What you are asked to do: Reproduce all of the data below without alteration; exclude every picture.

Provided material:
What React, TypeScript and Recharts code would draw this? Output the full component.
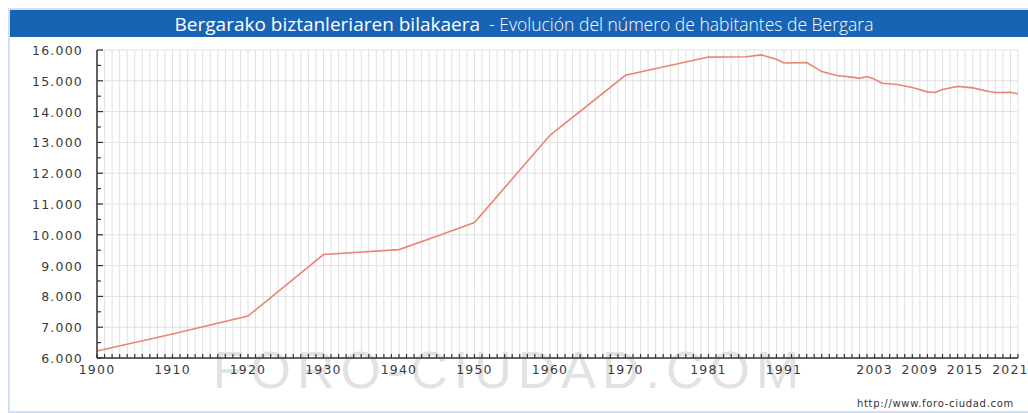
import { LineChart, Line, XAxis, YAxis, CartesianGrid } from "recharts";

// Bergara population
const YEARS = [
  1900, 1910, 1915, 1920, 1930, 1940, 1945, 1950, 1960, 1970, 1981, 1986, 1988,
  1990, 1991, 1994, 1995, 1996, 1998, 2000, 2001, 2002, 2003, 2004, 2006, 2008,
  2010, 2011, 2012, 2014, 2016, 2018, 2019, 2021, 2022,
];
const POPULATION = [
  6230, 6780, 7070, 7360, 9360, 9520, 9950, 10400, 13230, 15180, 15770, 15780,
  15840, 15700, 15580, 15590, 15450, 15300, 15170, 15120, 15080, 15140, 15050,
  14920, 14880, 14780, 14640, 14620, 14720, 14820, 14770, 14660, 14620, 14630,
  14580,
];
const X_LABELS = [
  1900, 1910, 1920, 1930, 1940, 1950, 1960, 1970, 1981, 1991, 2003, 2009, 2015, 2021,
];
const Y_LABELS = [6000, 7000, 8000, 9000, 10000, 11000, 12000, 13000, 14000, 15000, 16000];

const FIRST_YEAR = 1900;
const LAST_YEAR = 2022;

const data = YEARS.map((year, i) => ({ year, population: POPULATION[i] }));
const allYears = Array.from({ length: LAST_YEAR - FIRST_YEAR + 1 }, (_, i) => FIRST_YEAR + i);
const yTicks = [...Y_LABELS, ...Y_LABELS.slice(0, -1).map((v) => v + 500)].sort((a, b) => a - b);

const fmt = (v: number) => `${Math.floor(v / 1000)}.${String(v % 1000).padStart(3, "0")}`;

const tickFont = {
  fontFamily: "DejaVu Sans",
  fontSize: 12.5,
  fill: "#3a3a3a",
  letterSpacing: 1.2,
};

const XTick = (props: any) => {
  const { x, y, payload } = props;
  const labeled = X_LABELS.includes(payload.value);
  return (
    <g>
      <line x1={x} x2={x} y1={y} y2={y - 4} stroke="#333" strokeWidth={1.2} />
      {labeled && (
        <text x={x} y={y + 16} textAnchor="middle" {...tickFont}>
          {payload.value}
        </text>
      )}
    </g>
  );
};

const YTick = (props: any) => {
  const { x, y, payload } = props;
  const major = payload.value % 1000 === 0;
  return (
    <g>
      <line x1={x} x2={x + (major ? 6 : 4)} y1={y} y2={y} stroke="#333" strokeWidth={1.2} />
      {major && (
        <text x={x - 14} y={y + 5} textAnchor="end" {...tickFont}>
          {fmt(payload.value)}
        </text>
      )}
    </g>
  );
};

const App = () => {
  return (
    <div style={{ position: "absolute", left: 0, top: 0, width: 1028, height: 413, background: "#fff", overflow: "hidden" }}>
      <div
        style={{
          position: "absolute",
          left: 8,
          top: 8,
          width: 1040,
          height: 401,
          border: "2px solid #cfe0f2",
        }}
      />
      <div
        style={{
          position: "absolute",
          left: 10,
          top: 10,
          width: 1018,
          height: 27,
          background: "#1863b3",
          color: "#fff",
          display: "flex",
          alignItems: "center",
          justifyContent: "center",
          fontFamily: "Open Sans",
          whiteSpace: "pre",
        }}
      >
        <span style={{ fontSize: 19, paddingLeft: 10 }}>Bergarako biztanleriaren bilakaera</span>
        <span style={{ fontSize: 17.5, fontWeight: 300 }}>{"  - Evolución del número de habitantes de Bergara"}</span>
      </div>
      <div
        style={{
          position: "absolute",
          left: 0,
          width: 1018,
          top: 340,
          textAlign: "center",
          fontFamily: "Liberation Sans",
          fontSize: 52,
          letterSpacing: 6,
          color: "#e2e2e2",
        }}
      >
        FORO-CIUDAD.COM
      </div>
      <div
        style={{
          position: "absolute",
          right: 14,
          top: 398,
          fontFamily: "DejaVu Sans",
          fontSize: 10,
          letterSpacing: 0.7,
          color: "#333",
        }}
      >
        http://www.foro-ciudad.com
      </div>
      <div style={{ position: "absolute", left: 0, top: 0 }}>
        <LineChart width={1028} height={413} data={data} margin={{ top: 50, right: 10, bottom: 0, left: 0 }}>
          <CartesianGrid
            stroke="#e0e0e0"
            verticalCoordinatesGenerator={({ offset }: any) =>
              allYears.map((yr) => offset.left + ((yr - FIRST_YEAR) / (LAST_YEAR - FIRST_YEAR)) * offset.width)
            }
            horizontalCoordinatesGenerator={({ offset }: any) =>
              Y_LABELS.map((v) => offset.top + ((16000 - v) / 10000) * offset.height)
            }
          />
          <XAxis
            dataKey="year"
            type="number"
            domain={[FIRST_YEAR, LAST_YEAR]}
            ticks={allYears}
            interval={0}
            tickSize={0}
            tickMargin={0}
            height={55}
            axisLine={{ stroke: "#333", strokeWidth: 1.5 }}
            tick={<XTick />}
          />
          <YAxis
            type="number"
            domain={[6000, 16000]}
            ticks={yTicks}
            interval={0}
            tickSize={0}
            tickMargin={0}
            width={97}
            axisLine={{ stroke: "#333", strokeWidth: 1.5 }}
            tick={<YTick />}
          />
          <Line
            type="linear"
            dataKey="population"
            stroke="#ec8474"
            strokeWidth={1.6}
            dot={false}
            isAnimationActive={false}
          />
        </LineChart>
      </div>
    </div>
  );
};

export default App;
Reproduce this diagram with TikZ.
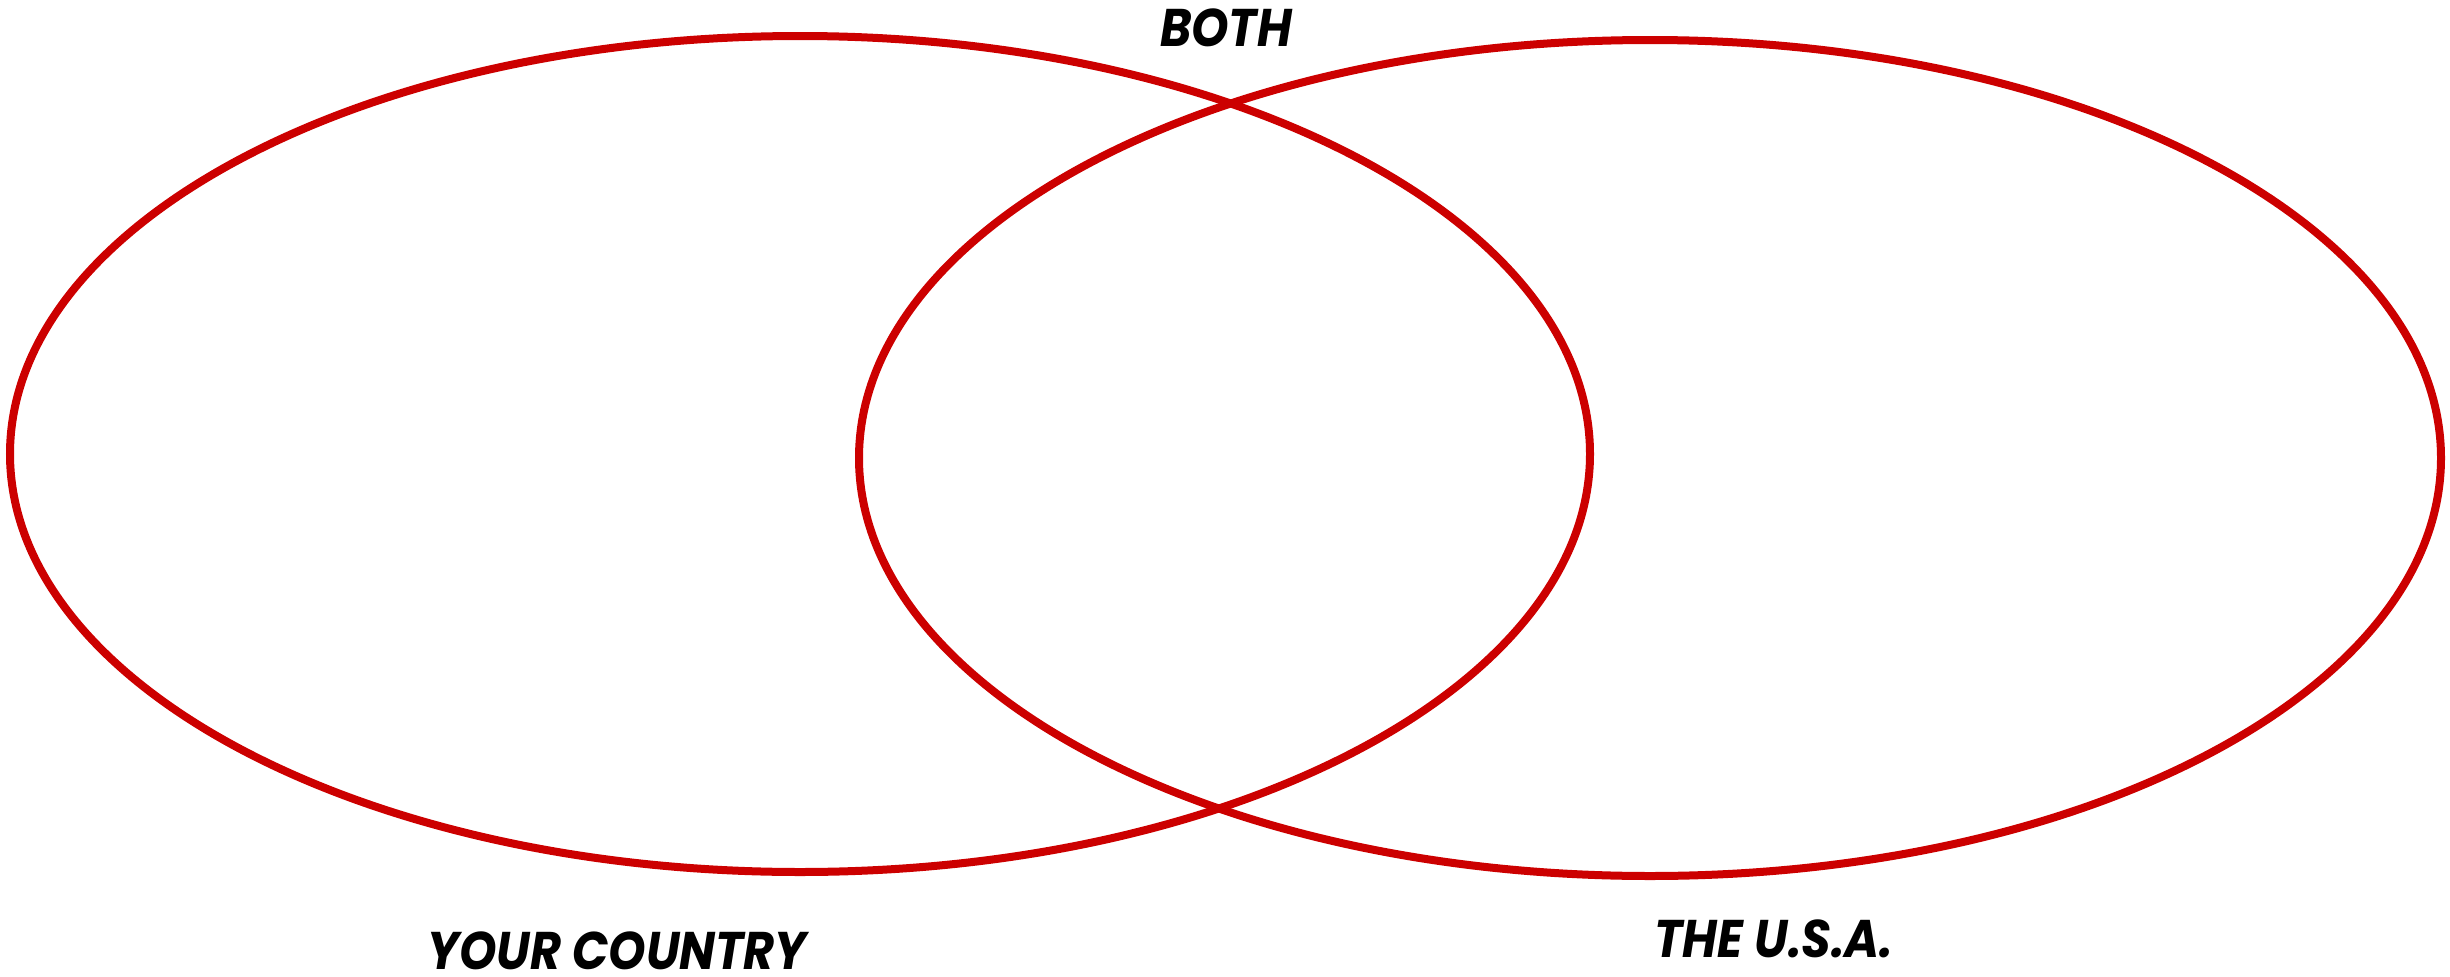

Answer in full:
What React, TypeScript and Recharts code would draw this? Output the full component.
import { LineChart, Line, XAxis, YAxis, CartesianGrid } from "recharts";

// Bergara population
const YEARS = [
  1900, 1910, 1915, 1920, 1930, 1940, 1945, 1950, 1960, 1970, 1981, 1986, 1988,
  1990, 1991, 1994, 1995, 1996, 1998, 2000, 2001, 2002, 2003, 2004, 2006, 2008,
  2010, 2011, 2012, 2014, 2016, 2018, 2019, 2021, 2022,
];
const POPULATION = [
  6230, 6780, 7070, 7360, 9360, 9520, 9950, 10400, 13230, 15180, 15770, 15780,
  15840, 15700, 15580, 15590, 15450, 15300, 15170, 15120, 15080, 15140, 15050,
  14920, 14880, 14780, 14640, 14620, 14720, 14820, 14770, 14660, 14620, 14630,
  14580,
];
const X_LABELS = [
  1900, 1910, 1920, 1930, 1940, 1950, 1960, 1970, 1981, 1991, 2003, 2009, 2015, 2021,
];
const Y_LABELS = [6000, 7000, 8000, 9000, 10000, 11000, 12000, 13000, 14000, 15000, 16000];

const FIRST_YEAR = 1900;
const LAST_YEAR = 2022;

const data = YEARS.map((year, i) => ({ year, population: POPULATION[i] }));
const allYears = Array.from({ length: LAST_YEAR - FIRST_YEAR + 1 }, (_, i) => FIRST_YEAR + i);
const yTicks = [...Y_LABELS, ...Y_LABELS.slice(0, -1).map((v) => v + 500)].sort((a, b) => a - b);

const fmt = (v: number) => `${Math.floor(v / 1000)}.${String(v % 1000).padStart(3, "0")}`;

const tickFont = {
  fontFamily: "DejaVu Sans",
  fontSize: 12.5,
  fill: "#3a3a3a",
  letterSpacing: 1.2,
};

const XTick = (props: any) => {
  const { x, y, payload } = props;
  const labeled = X_LABELS.includes(payload.value);
  return (
    <g>
      <line x1={x} x2={x} y1={y} y2={y - 4} stroke="#333" strokeWidth={1.2} />
      {labeled && (
        <text x={x} y={y + 16} textAnchor="middle" {...tickFont}>
          {payload.value}
        </text>
      )}
    </g>
  );
};

const YTick = (props: any) => {
  const { x, y, payload } = props;
  const major = payload.value % 1000 === 0;
  return (
    <g>
      <line x1={x} x2={x + (major ? 6 : 4)} y1={y} y2={y} stroke="#333" strokeWidth={1.2} />
      {major && (
        <text x={x - 14} y={y + 5} textAnchor="end" {...tickFont}>
          {fmt(payload.value)}
        </text>
      )}
    </g>
  );
};

const App = () => {
  return (
    <div style={{ position: "absolute", left: 0, top: 0, width: 1028, height: 413, background: "#fff", overflow: "hidden" }}>
      <div
        style={{
          position: "absolute",
          left: 8,
          top: 8,
          width: 1040,
          height: 401,
          border: "2px solid #cfe0f2",
        }}
      />
      <div
        style={{
          position: "absolute",
          left: 10,
          top: 10,
          width: 1018,
          height: 27,
          background: "#1863b3",
          color: "#fff",
          display: "flex",
          alignItems: "center",
          justifyContent: "center",
          fontFamily: "Open Sans",
          whiteSpace: "pre",
        }}
      >
        <span style={{ fontSize: 19, paddingLeft: 10 }}>Bergarako biztanleriaren bilakaera</span>
        <span style={{ fontSize: 17.5, fontWeight: 300 }}>{"  - Evolución del número de habitantes de Bergara"}</span>
      </div>
      <div
        style={{
          position: "absolute",
          left: 0,
          width: 1018,
          top: 340,
          textAlign: "center",
          fontFamily: "Liberation Sans",
          fontSize: 52,
          letterSpacing: 6,
          color: "#e2e2e2",
        }}
      >
        FORO-CIUDAD.COM
      </div>
      <div
        style={{
          position: "absolute",
          right: 14,
          top: 398,
          fontFamily: "DejaVu Sans",
          fontSize: 10,
          letterSpacing: 0.7,
          color: "#333",
        }}
      >
        http://www.foro-ciudad.com
      </div>
      <div style={{ position: "absolute", left: 0, top: 0 }}>
        <LineChart width={1028} height={413} data={data} margin={{ top: 50, right: 10, bottom: 0, left: 0 }}>
          <CartesianGrid
            stroke="#e0e0e0"
            verticalCoordinatesGenerator={({ offset }: any) =>
              allYears.map((yr) => offset.left + ((yr - FIRST_YEAR) / (LAST_YEAR - FIRST_YEAR)) * offset.width)
            }
            horizontalCoordinatesGenerator={({ offset }: any) =>
              Y_LABELS.map((v) => offset.top + ((16000 - v) / 10000) * offset.height)
            }
          />
          <XAxis
            dataKey="year"
            type="number"
            domain={[FIRST_YEAR, LAST_YEAR]}
            ticks={allYears}
            interval={0}
            tickSize={0}
            tickMargin={0}
            height={55}
            axisLine={{ stroke: "#333", strokeWidth: 1.5 }}
            tick={<XTick />}
          />
          <YAxis
            type="number"
            domain={[6000, 16000]}
            ticks={yTicks}
            interval={0}
            tickSize={0}
            tickMargin={0}
            width={97}
            axisLine={{ stroke: "#333", strokeWidth: 1.5 }}
            tick={<YTick />}
          />
          <Line
            type="linear"
            dataKey="population"
            stroke="#ec8474"
            strokeWidth={1.6}
            dot={false}
            isAnimationActive={false}
          />
        </LineChart>
      </div>
    </div>
  );
};

export default App;
Reproduce this diagram with TikZ.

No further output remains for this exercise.